Archive for March, 2011

Will These Wednesday One-Liners Be Graded on a Curve?

20-something guy to another: Yeah, 9th grade was when I started to get my swagger on…

–31st & 6th Ave

Student: Guess what? I'm not coming to school tomorrow. Or Thursday. Or Friday. Or Monday. Or Tuesday. Or Wednesday. Or September. Know why? (pause) Cause muh name's Mike.

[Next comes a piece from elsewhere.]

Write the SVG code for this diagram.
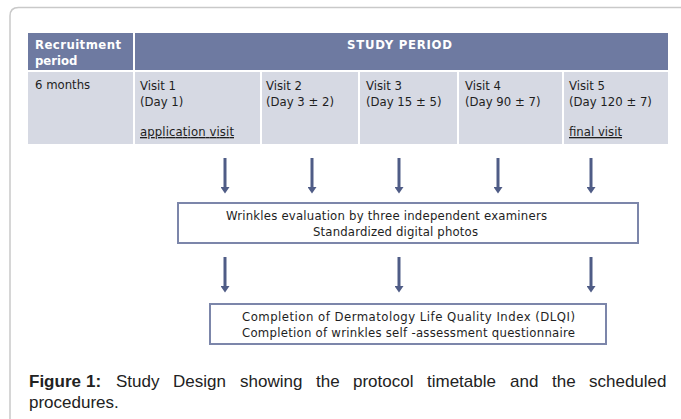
<svg xmlns="http://www.w3.org/2000/svg" width="681" height="419" viewBox="0 0 681 419">
<defs>
<style>
.t{font-family:"DejaVu Sans Condensed","DejaVu Sans","Liberation Sans",sans-serif;font-stretch:condensed;font-size:13px;fill:#1e1e1e}
.h{font-family:"DejaVu Sans Condensed","DejaVu Sans","Liberation Sans",sans-serif;font-stretch:condensed;font-size:13px;font-weight:bold;fill:#fff}
.b{font-family:"DejaVu Sans Condensed","DejaVu Sans","Liberation Sans",sans-serif;font-stretch:condensed;font-size:13px;fill:#1e1e1e}
.cap{font-family:"Liberation Sans","Arial",sans-serif;font-size:17px;fill:#222}
.hd{fill:#6e7aa1}
.cell{fill:#d6d9e3}
.box{fill:#fff;stroke:#7c86aa;stroke-width:2}
.sh{stroke:#4f5c86;stroke-width:3}
.ah{fill:#4f5c86}
</style>
<marker id="arr" markerWidth="3" markerHeight="3" refX="0" refY="1.5" orient="auto" markerUnits="strokeWidth">
<path d="M0,0 L2.2,1.5 L0,3 Z" class="ah"/>
</marker>
</defs>
<rect width="681" height="419" fill="#fff"/>
<path d="M10,419 L10,16 Q10,7.5 18.5,7.5 L681,7.5" fill="none" stroke="#c9c9c9" stroke-width="1.5"/>

<g id="table">
<g id="hdr-recruit">
<rect class="hd" x="28" y="33" width="105" height="37"/>
<text class="h" x="35" y="49" textLength="86">Recruitment</text>
<text class="h" x="35" y="65">period</text>
</g>
<g id="hdr-study">
<rect class="hd" x="135" y="33" width="533" height="37"/>
<text class="h" x="347" y="49" textLength="105">STUDY PERIOD</text>
</g>
<g id="cell-6months">
<rect class="cell" x="28" y="72" width="105" height="72"/>
<text class="t" x="35" y="89">6 months</text>
</g>
<g id="cell-visit1">
<rect class="cell" x="135" y="72" width="125" height="72"/>
<text class="t" x="140" y="90">Visit 1</text>
<text class="t" x="140" y="106">(Day 1)</text>
<text class="t" x="140" y="136" text-decoration="underline" textLength="94">application visit</text>
</g>
<g id="cell-visit2">
<rect class="cell" x="262" y="72" width="96" height="72"/>
<text class="t" x="266" y="90">Visit 2</text>
<text class="t" x="266" y="106">(Day 3 ± 2)</text>
</g>
<g id="cell-visit3">
<rect class="cell" x="360" y="72" width="97" height="72"/>
<text class="t" x="366" y="90">Visit 3</text>
<text class="t" x="366" y="106">(Day 15 ± 5)</text>
</g>
<g id="cell-visit4">
<rect class="cell" x="459" y="72" width="103" height="72"/>
<text class="t" x="465" y="90">Visit 4</text>
<text class="t" x="465" y="106">(Day 90 ± 7)</text>
</g>
<g id="cell-visit5">
<rect class="cell" x="564" y="72" width="104" height="72"/>
<text class="t" x="569" y="90">Visit 5</text>
<text class="t" x="569" y="106">(Day 120 ± 7)</text>
<text class="t" x="569" y="136" text-decoration="underline">final visit</text>
</g>
</g>

<g id="connectors">
<line class="sh" x1="225" y1="158" x2="225" y2="187" marker-end="url(#arr)"/>
<line class="sh" x1="312" y1="158" x2="312" y2="187" marker-end="url(#arr)"/>
<line class="sh" x1="399" y1="158" x2="399" y2="187" marker-end="url(#arr)"/>
<line class="sh" x1="498" y1="158" x2="498" y2="187" marker-end="url(#arr)"/>
<line class="sh" x1="591" y1="158" x2="591" y2="187" marker-end="url(#arr)"/>
<line class="sh" x1="225" y1="257" x2="225" y2="286" marker-end="url(#arr)"/>
<line class="sh" x1="399" y1="257" x2="399" y2="286" marker-end="url(#arr)"/>
<line class="sh" x1="591" y1="257" x2="591" y2="286" marker-end="url(#arr)"/>
</g>

<g id="box-evaluation">
<rect class="box" x="178" y="203" width="460" height="40"/>
<text class="b" x="226" y="220" textLength="321">Wrinkles evaluation by three independent examiners</text>
<text class="b" x="313" y="236" textLength="165">Standardized digital photos</text>
</g>

<g id="box-dlqi">
<rect class="box" x="210" y="304" width="396" height="40"/>
<text class="b" x="242" y="321" textLength="333">Completion of Dermatology Life Quality Index (DLQI)</text>
<text class="b" x="242" y="337" textLength="333">Completion of wrinkles self -assessment questionnaire</text>
</g>

<g id="caption">
<text class="cap" y="387"><tspan x="29" font-weight="bold">Figure</tspan><tspan x="86" font-weight="bold">1:</tspan><tspan x="116">Study</tspan><tspan x="173">Design</tspan><tspan x="240">showing</tspan><tspan x="316">the</tspan><tspan x="353">protocol</tspan><tspan x="427">timetable</tspan><tspan x="510">and</tspan><tspan x="552">the</tspan><tspan x="589">scheduled</tspan></text>
<text class="cap" x="29" y="408">procedures.</text>
</g>
</svg>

–Curtis High School, Staten Island

Overheard by: jules

Short homey on crutches: Yo, ah don' know how to read either, but ah got mah college degree!

–Fulton Mall, Brooklyn

Football player on phone: Nah, man, I'm not living in Cali anymore! I'm going to Fordham. It's in New York City! Yeah, man, I'm going to school with Senators' daughters and shit!

–Fordham University

Overheard by: Martin Van Nostrand

Strangely eloquent little boy to mom: In school my teacher told us to write down five words we know. I said, 'fuck that!' and gave her this. (pulls crumpled drawing of stick figure under rainbow out of jacket pocket, and hands it to mother)

–Q Train

Wednesday One-Liner Is Still Jenny from the Block

Conductor: This as an uptown 6 train heading to the Bronx, also known as "The Boogy Down."

–6 Train

Old Jewish retired NYPD man on cell: You want me to come out there to fix that. That's expensive. (pause) What kinda Jew are you? Oy vey! (pause) Yeah, the Bronx. (pause) That's dangerous shit, that's Jennifer Lopez territory.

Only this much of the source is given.